Questo aspetto, considerando la spesa ingente del sistema pensionistico e la struttura demografica e la speranza di vita della popolazione, rischia di essere un “fattore di rischio per l’equilibrio del sistema”.
Come si osserva nel documento, la spesa italiana per trattamenti previdenziali “è storicamente superiore alla media sia europea che dei Paesi Ocse. Nel 2021, l’ultimo anno per cui vi sono dati confrontabili, essa si è attestata al 16,3% del Pil, inferiore solo a quella della Grecia, a fronte di una media europea del 12,9%”.
Si stima che la spesa pensionistica italiana in rapporto al PIL crescerà ulteriormente nel prossimo decennio per poi scendere e avvicinarsi alla media europea intorno al 2065.
Gli importi delle pensioni tra Nord e Sud Italia
Rispetto al 2022, l’importo lordo mensile medio delle pensioni è aumentato del 7,1%, in parte a causa della perequazione. Gli importi medi più elevati si registrano al Nord e nel Lazio, mentre i più bassi in Calabria e nel resto del Mezzogiorno.

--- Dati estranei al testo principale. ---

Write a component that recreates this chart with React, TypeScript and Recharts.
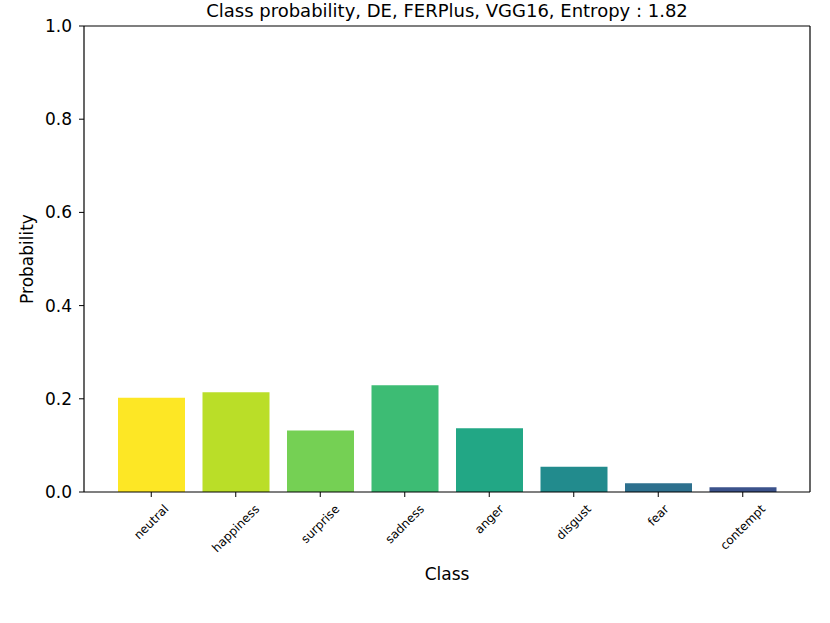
import React from "react";
import { BarChart, Bar, XAxis, YAxis, Cell, Label } from "recharts";

const categories = ["neutral", "happiness", "surprise", "sadness", "anger", "disgust", "fear", "contempt"];
const probabilities = [0.202, 0.214, 0.132, 0.229, 0.137, 0.054, 0.019, 0.010];
const barColors = ["#fde725", "#bade28", "#75d054", "#3dbc74", "#22a785", "#228b8d", "#2d708e", "#3b528b"];
const yTicks = [0, 0.2, 0.4, 0.6, 0.8, 1.0];
const titleText = "Class probability, DE, FERPlus, VGG16, Entropy : 1.82";

const data = categories.map((name, i) => ({ name, value: probabilities[i] }));

const FONT = '"DejaVu Sans", sans-serif';

let measureCtx: CanvasRenderingContext2D | null = null;
function measure(text: string, size: number): number {
  if (!measureCtx) {
    const c = document.createElement("canvas");
    measureCtx = c.getContext("2d");
  }
  if (!measureCtx) return text.length * size * 0.6;
  measureCtx.font = `${size}px "DejaVu Sans"`;
  return measureCtx.measureText(text).width;
}

const XTick = (props: any) => {
  const { x, y, payload } = props;
  const f = 12;
  const label = String(payload.value);
  const L = measure(label, f);
  const h = 1.164 * f;
  const d = (L + h) / Math.SQRT2;
  const cy = y + 3 + d / 2;
  return (
    <text
      transform={`translate(${x},${cy}) rotate(-45)`}
      textAnchor="middle"
      dominantBaseline="central"
      fontSize={f}
      fontFamily={FONT}
      fill="#000"
    >
      {label}
    </text>
  );
};

export default function App() {
  return (
    <div style={{ position: "absolute", left: 0, top: 0, width: 830, height: 623, background: "#fff" }}>
      <div
        style={{
          position: "absolute",
          left: 84,
          top: 0,
          width: 726,
          textAlign: "center",
          fontFamily: FONT,
          fontSize: 18,
          lineHeight: "normal",
          color: "#000",
          whiteSpace: "nowrap",
        }}
      >
        {titleText}
      </div>
      <BarChart
        width={830}
        height={623}
        data={data}
        margin={{ top: 25, right: 19, left: 0, bottom: 0 }}
      >
        <XAxis
          dataKey="name"
          type="category"
          padding={{ left: 25, right: 25 }}
          height={131}
          tickSize={5}
          tickLine={{ stroke: "#000" }}
          axisLine={{ stroke: "#000", strokeWidth: 1.2 }}
          tick={<XTick />}
          interval={0}
        >
          <Label
            value="Class"
            position="center"
            dy={16.5}
            style={{ fontFamily: FONT, fontSize: 17, fill: "#000" }}
          />
        </XAxis>
        <XAxis
          xAxisId="top"
          dataKey="name"
          type="category"
          orientation="top"
          height={1}
          padding={{ left: 25, right: 25 }}
          tick={false}
          tickLine={false}
          axisLine={{ stroke: "#000", strokeWidth: 1.2 }}
        />
        <YAxis
          type="number"
          domain={[0, 1]}
          ticks={yTicks}
          width={84}
          tickSize={5}
          tickMargin={7}
          tickFormatter={(v: number) => v.toFixed(1)}
          tick={{ fontFamily: FONT, fontSize: 17, fill: "#000" }}
          tickLine={{ stroke: "#000" }}
          axisLine={{ stroke: "#000", strokeWidth: 1.2 }}
        >
          <Label
            value="Probability"
            angle={-90}
            position="center"
            dx={-15}
            style={{ fontFamily: FONT, fontSize: 17, fill: "#000", textAnchor: "middle" }}
          />
        </YAxis>
        <YAxis
          yAxisId="right"
          type="number"
          orientation="right"
          width={1}
          domain={[0, 1]}
          tick={false}
          tickLine={false}
          axisLine={{ stroke: "#000", strokeWidth: 1.2 }}
        />
        <Bar dataKey="value" barSize={67} isAnimationActive={false}>
          {data.map((d, i) => (
            <Cell key={d.name} fill={barColors[i]} />
          ))}
        </Bar>
      </BarChart>
    </div>
  );
}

È quanto emerge dal Rapporto annuale Inps.
Il 96% dei pensionati italiani riceve almeno una prestazione dall’INPS, con oltre la metà della spesa destinata a pensioni di anzianità o anticipate.
Le prestazioni assistenziali rappresentano l’8% del totale. Nel 2023, le nuove prestazioni previdenziali sono diminuite del 4,7%, principalmente a causa della riduzione delle pensioni anticipate (-15,5%) legata all’inasprimento dei requisiti di Quota 100.
Al contrario, le prestazioni assistenziali sono aumentate del 5,7%. Le regioni del Nord (esclusa la Liguria) e la Toscana hanno beneficiato della maggior parte delle nuove pensioni previdenziali. Le prestazioni assistenziali, come le invalidità civili, sono predominanti in Campania, Puglia, Calabria, Sicilia e Sardegna.
Parità di genere e pensione
Per quanto riguarda il genere, gli uomini ricevono più prestazioni previdenziali rispetto alle donne, che beneficiano maggiormente di pensioni e assegni sociali e trattamenti di invalidità civile.
I divari negli importi medi delle pensioni sono più pronunciati nelle regioni con importi medi più elevati, come Veneto, Trentino-Alto Adige, Lombardia e Friuli-Venezia Giulia, dove le donne percepiscono il 30% in meno rispetto agli uomini.
I divari più contenuti si riscontrano invece in Calabria, Sardegna e Campania.